**WHAT YOU SHOULD DO:** Would you write out the listing verbatim and skip every picture in it?

**INFORMATION PROVIDED:**
++++++++++

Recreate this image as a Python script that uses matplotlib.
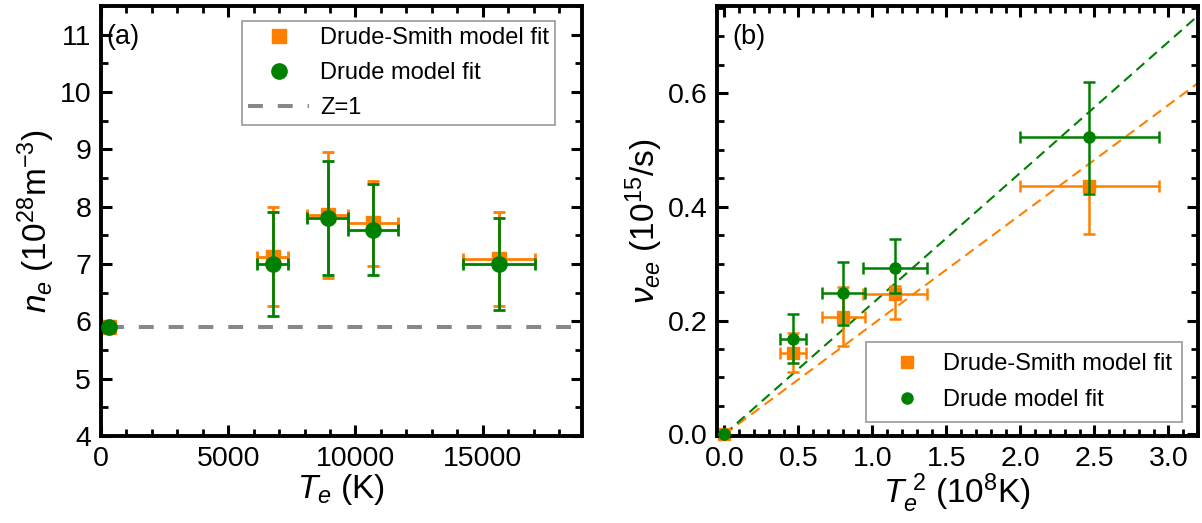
import matplotlib
matplotlib.use("Agg")
import matplotlib.pyplot as plt
from matplotlib.ticker import MultipleLocator, FormatStrFormatter
from matplotlib.lines import Line2D
import numpy as np

plt.rcParams['font.family'] = ['Liberation Sans', 'DejaVu Sans']
plt.rcParams['mathtext.fontset'] = 'custom'
plt.rcParams['mathtext.rm'] = 'Liberation Sans'
plt.rcParams['mathtext.it'] = 'Liberation Sans:italic'
plt.rcParams['mathtext.bf'] = 'Liberation Sans:bold'

ORANGE = '#FF8000'
GREEN = '#008000'
GREY = '#888888'

# ---- panel (a) data ----
Te_a = [330, 6740, 8910, 10690, 15630]
Te_err_a = [0, 600, 800, 975, 1420]
ne_ds = [5.9, 7.13, 7.86, 7.71, 7.08]
ne_ds_up = [0, 0.87, 1.09, 0.74, 0.82]
ne_ds_lo = [0, 0.86, 1.11, 0.74, 0.82]
ne_d = [5.9, 7.0, 7.8, 7.6, 7.0]
ne_d_up = [0, 0.9, 1.0, 0.8, 0.8]
ne_d_lo = [0, 0.9, 1.0, 0.8, 0.8]
z1_level = 5.9

# ---- panel (b) data ----
T2_b = [0.0, 0.464, 0.804, 1.152, 2.466]
T2_err_b = [0, 0.09, 0.147, 0.215, 0.467]
nu_ds = [0.0, 0.143, 0.207, 0.247, 0.437]
nu_ds_up = [0, 0.035, 0.052, 0.013, 0.0]
nu_ds_lo = [0, 0.034, 0.052, 0.044, 0.084]
nu_d = [0.0, 0.168, 0.248, 0.292, 0.522]
nu_d_up = [0, 0.043, 0.055, 0.051, 0.098]
nu_d_lo = [0, 0.042, 0.055, 0.043, 0.099]
slope_ds = 0.193
slope_d = 0.230

fig = plt.figure(figsize=(12.02, 5.23), dpi=100)
axa = fig.add_axes([0.0840, 0.1663, 0.4002, 0.8222])
axb = fig.add_axes([0.5965, 0.1663, 0.4002, 0.8222])


def style(ax):
    for s in ax.spines.values():
        s.set_linewidth(2.8)
    ax.tick_params(which='both', direction='in', top=True, right=True,
                   labelsize=20.5, pad=7)
    ax.tick_params(which='major', length=8, width=2.2)
    ax.tick_params(which='minor', length=5, width=2.0)


# Panel (a)
axa.hlines(z1_level, Te_a[0], 19500, color=GREY, ls=(0, (3.7, 3.7)), lw=2.9,
           zorder=1)
axa.errorbar(Te_a, ne_ds, yerr=[ne_ds_lo, ne_ds_up], xerr=Te_err_a, fmt='s',
             color=ORANGE, ms=9.5, elinewidth=2, capsize=4, capthick=2,
             zorder=2)
axa.errorbar(Te_a, ne_d, yerr=[ne_d_lo, ne_d_up], xerr=Te_err_a, fmt='o',
             color=GREEN, ms=11, elinewidth=2, capsize=4, capthick=2,
             zorder=3)
axa.set_xlim(0, 18900)
axa.set_ylim(4, 11.5)
axa.xaxis.set_major_locator(MultipleLocator(5000))
axa.xaxis.set_minor_locator(MultipleLocator(1000))
axa.yaxis.set_major_locator(MultipleLocator(1))
axa.yaxis.set_minor_locator(MultipleLocator(0.5))
style(axa)
axa.set_xlabel(r'$T_e$ (K)', fontsize=24, labelpad=0)
axa.set_ylabel(r'$n_e$ (10$^{28}$m$^{-3}$)', fontsize=24, labelpad=2)
axa.text(0.012, 0.928, '(a)', transform=axa.transAxes, fontsize=19.5,
         va='center', ha='left')
hs = [Line2D([], [], marker='s', color=ORANGE, ls='', ms=9.5),
      Line2D([], [], marker='o', color=GREEN, ls='', ms=11),
      Line2D([], [], color=GREY, ls=(0, (3.7, 3.7)), lw=2.9)]
leg = axa.legend(hs, ['Drude-Smith model fit', 'Drude model fit', 'Z=1'],
                 loc='upper left', bbox_to_anchor=(0.293, 0.965),
                 borderaxespad=0, fontsize=17,
                 fancybox=False, edgecolor='#999999', framealpha=1,
                 borderpad=0.25, labelspacing=0.55, handlelength=2.6,
                 handletextpad=0.45)
leg.get_frame().set_linewidth(1.2)

# Panel (b)
xx = np.array([0, 3.2])
axb.plot(xx, slope_ds * xx, color=ORANGE, ls=(0, (5, 3)), lw=1.5, zorder=1)
axb.plot(xx, slope_d * xx, color=GREEN, ls=(0, (5, 3)), lw=1.5, zorder=1)
axb.errorbar(T2_b, nu_ds, yerr=[nu_ds_lo, nu_ds_up], xerr=T2_err_b, fmt='s',
             color=ORANGE, ms=8, elinewidth=1.8, capsize=4.5, capthick=1.8,
             zorder=2, clip_on=False)
axb.errorbar(T2_b, nu_d, yerr=[nu_d_lo, nu_d_up], xerr=T2_err_b, fmt='o',
             color=GREEN, ms=8, elinewidth=1.8, capsize=4.5, capthick=1.8,
             zorder=3, clip_on=False)
axb.set_xlim(-0.05, 3.2)
axb.set_ylim(-0.003, 0.753)
axb.xaxis.set_major_locator(MultipleLocator(0.5))
axb.xaxis.set_minor_locator(MultipleLocator(0.1))
axb.yaxis.set_major_locator(MultipleLocator(0.2))
axb.yaxis.set_minor_locator(MultipleLocator(0.05))
axb.xaxis.set_major_formatter(FormatStrFormatter('%.1f'))
axb.yaxis.set_major_formatter(FormatStrFormatter('%.1f'))
style(axb)
axb.set_xlabel(r'$T_e^{\ 2}$ (10$^8$K)', fontsize=24, labelpad=0)
axb.set_ylabel(r'$\nu_{ee}$ (10$^{15}$/s)', fontsize=24, labelpad=2)
axb.text(0.033, 0.928, '(b)', transform=axb.transAxes, fontsize=19.5,
         va='center', ha='left')
hs2 = [Line2D([], [], marker='s', color=ORANGE, ls='', ms=8),
       Line2D([], [], marker='o', color=GREEN, ls='', ms=8)]
leg2 = axb.legend(hs2, ['Drude-Smith model fit', 'Drude model fit'],
                  loc='lower left', bbox_to_anchor=(0.31, 0.033),
                  borderaxespad=0, fontsize=17,
                  fancybox=False, edgecolor='#999999', framealpha=1,
                  borderpad=0.45, labelspacing=0.6, handlelength=2.55,
                  handletextpad=0.25)
leg2.get_frame().set_linewidth(1.2)

fig.savefig('out.png', dpi=100)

++++++++++

**RESPONSE TO THE EXERCISE:**
Recreate this image as a Python script that uses matplotlib.
import matplotlib
matplotlib.use("Agg")
import matplotlib.pyplot as plt
from matplotlib.ticker import MultipleLocator, FormatStrFormatter
from matplotlib.lines import Line2D
import numpy as np

plt.rcParams['font.family'] = ['Liberation Sans', 'DejaVu Sans']
plt.rcParams['mathtext.fontset'] = 'custom'
plt.rcParams['mathtext.rm'] = 'Liberation Sans'
plt.rcParams['mathtext.it'] = 'Liberation Sans:italic'
plt.rcParams['mathtext.bf'] = 'Liberation Sans:bold'

ORANGE = '#FF8000'
GREEN = '#008000'
GREY = '#888888'

# ---- panel (a) data ----
Te_a = [330, 6740, 8910, 10690, 15630]
Te_err_a = [0, 600, 800, 975, 1420]
ne_ds = [5.9, 7.13, 7.86, 7.71, 7.08]
ne_ds_up = [0, 0.87, 1.09, 0.74, 0.82]
ne_ds_lo = [0, 0.86, 1.11, 0.74, 0.82]
ne_d = [5.9, 7.0, 7.8, 7.6, 7.0]
ne_d_up = [0, 0.9, 1.0, 0.8, 0.8]
ne_d_lo = [0, 0.9, 1.0, 0.8, 0.8]
z1_level = 5.9

# ---- panel (b) data ----
T2_b = [0.0, 0.464, 0.804, 1.152, 2.466]
T2_err_b = [0, 0.09, 0.147, 0.215, 0.467]
nu_ds = [0.0, 0.143, 0.207, 0.247, 0.437]
nu_ds_up = [0, 0.035, 0.052, 0.013, 0.0]
nu_ds_lo = [0, 0.034, 0.052, 0.044, 0.084]
nu_d = [0.0, 0.168, 0.248, 0.292, 0.522]
nu_d_up = [0, 0.043, 0.055, 0.051, 0.098]
nu_d_lo = [0, 0.042, 0.055, 0.043, 0.099]
slope_ds = 0.193
slope_d = 0.230

fig = plt.figure(figsize=(12.02, 5.23), dpi=100)
axa = fig.add_axes([0.0840, 0.1663, 0.4002, 0.8222])
axb = fig.add_axes([0.5965, 0.1663, 0.4002, 0.8222])


def style(ax):
    for s in ax.spines.values():
        s.set_linewidth(2.8)
    ax.tick_params(which='both', direction='in', top=True, right=True,
                   labelsize=20.5, pad=7)
    ax.tick_params(which='major', length=8, width=2.2)
    ax.tick_params(which='minor', length=5, width=2.0)


# Panel (a)
axa.hlines(z1_level, Te_a[0], 19500, color=GREY, ls=(0, (3.7, 3.7)), lw=2.9,
           zorder=1)
axa.errorbar(Te_a, ne_ds, yerr=[ne_ds_lo, ne_ds_up], xerr=Te_err_a, fmt='s',
             color=ORANGE, ms=9.5, elinewidth=2, capsize=4, capthick=2,
             zorder=2)
axa.errorbar(Te_a, ne_d, yerr=[ne_d_lo, ne_d_up], xerr=Te_err_a, fmt='o',
             color=GREEN, ms=11, elinewidth=2, capsize=4, capthick=2,
             zorder=3)
axa.set_xlim(0, 18900)
axa.set_ylim(4, 11.5)
axa.xaxis.set_major_locator(MultipleLocator(5000))
axa.xaxis.set_minor_locator(MultipleLocator(1000))
axa.yaxis.set_major_locator(MultipleLocator(1))
axa.yaxis.set_minor_locator(MultipleLocator(0.5))
style(axa)
axa.set_xlabel(r'$T_e$ (K)', fontsize=24, labelpad=0)
axa.set_ylabel(r'$n_e$ (10$^{28}$m$^{-3}$)', fontsize=24, labelpad=2)
axa.text(0.012, 0.928, '(a)', transform=axa.transAxes, fontsize=19.5,
         va='center', ha='left')
hs = [Line2D([], [], marker='s', color=ORANGE, ls='', ms=9.5),
      Line2D([], [], marker='o', color=GREEN, ls='', ms=11),
      Line2D([], [], color=GREY, ls=(0, (3.7, 3.7)), lw=2.9)]
leg = axa.legend(hs, ['Drude-Smith model fit', 'Drude model fit', 'Z=1'],
                 loc='upper left', bbox_to_anchor=(0.293, 0.965),
                 borderaxespad=0, fontsize=17,
                 fancybox=False, edgecolor='#999999', framealpha=1,
                 borderpad=0.25, labelspacing=0.55, handlelength=2.6,
                 handletextpad=0.45)
leg.get_frame().set_linewidth(1.2)

# Panel (b)
xx = np.array([0, 3.2])
axb.plot(xx, slope_ds * xx, color=ORANGE, ls=(0, (5, 3)), lw=1.5, zorder=1)
axb.plot(xx, slope_d * xx, color=GREEN, ls=(0, (5, 3)), lw=1.5, zorder=1)
axb.errorbar(T2_b, nu_ds, yerr=[nu_ds_lo, nu_ds_up], xerr=T2_err_b, fmt='s',
             color=ORANGE, ms=8, elinewidth=1.8, capsize=4.5, capthick=1.8,
             zorder=2, clip_on=False)
axb.errorbar(T2_b, nu_d, yerr=[nu_d_lo, nu_d_up], xerr=T2_err_b, fmt='o',
             color=GREEN, ms=8, elinewidth=1.8, capsize=4.5, capthick=1.8,
             zorder=3, clip_on=False)
axb.set_xlim(-0.05, 3.2)
axb.set_ylim(-0.003, 0.753)
axb.xaxis.set_major_locator(MultipleLocator(0.5))
axb.xaxis.set_minor_locator(MultipleLocator(0.1))
axb.yaxis.set_major_locator(MultipleLocator(0.2))
axb.yaxis.set_minor_locator(MultipleLocator(0.05))
axb.xaxis.set_major_formatter(FormatStrFormatter('%.1f'))
axb.yaxis.set_major_formatter(FormatStrFormatter('%.1f'))
style(axb)
axb.set_xlabel(r'$T_e^{\ 2}$ (10$^8$K)', fontsize=24, labelpad=0)
axb.set_ylabel(r'$\nu_{ee}$ (10$^{15}$/s)', fontsize=24, labelpad=2)
axb.text(0.033, 0.928, '(b)', transform=axb.transAxes, fontsize=19.5,
         va='center', ha='left')
hs2 = [Line2D([], [], marker='s', color=ORANGE, ls='', ms=8),
       Line2D([], [], marker='o', color=GREEN, ls='', ms=8)]
leg2 = axb.legend(hs2, ['Drude-Smith model fit', 'Drude model fit'],
                  loc='lower left', bbox_to_anchor=(0.31, 0.033),
                  borderaxespad=0, fontsize=17,
                  fancybox=False, edgecolor='#999999', framealpha=1,
                  borderpad=0.45, labelspacing=0.6, handlelength=2.55,
                  handletextpad=0.25)
leg2.get_frame().set_linewidth(1.2)

fig.savefig('out.png', dpi=100)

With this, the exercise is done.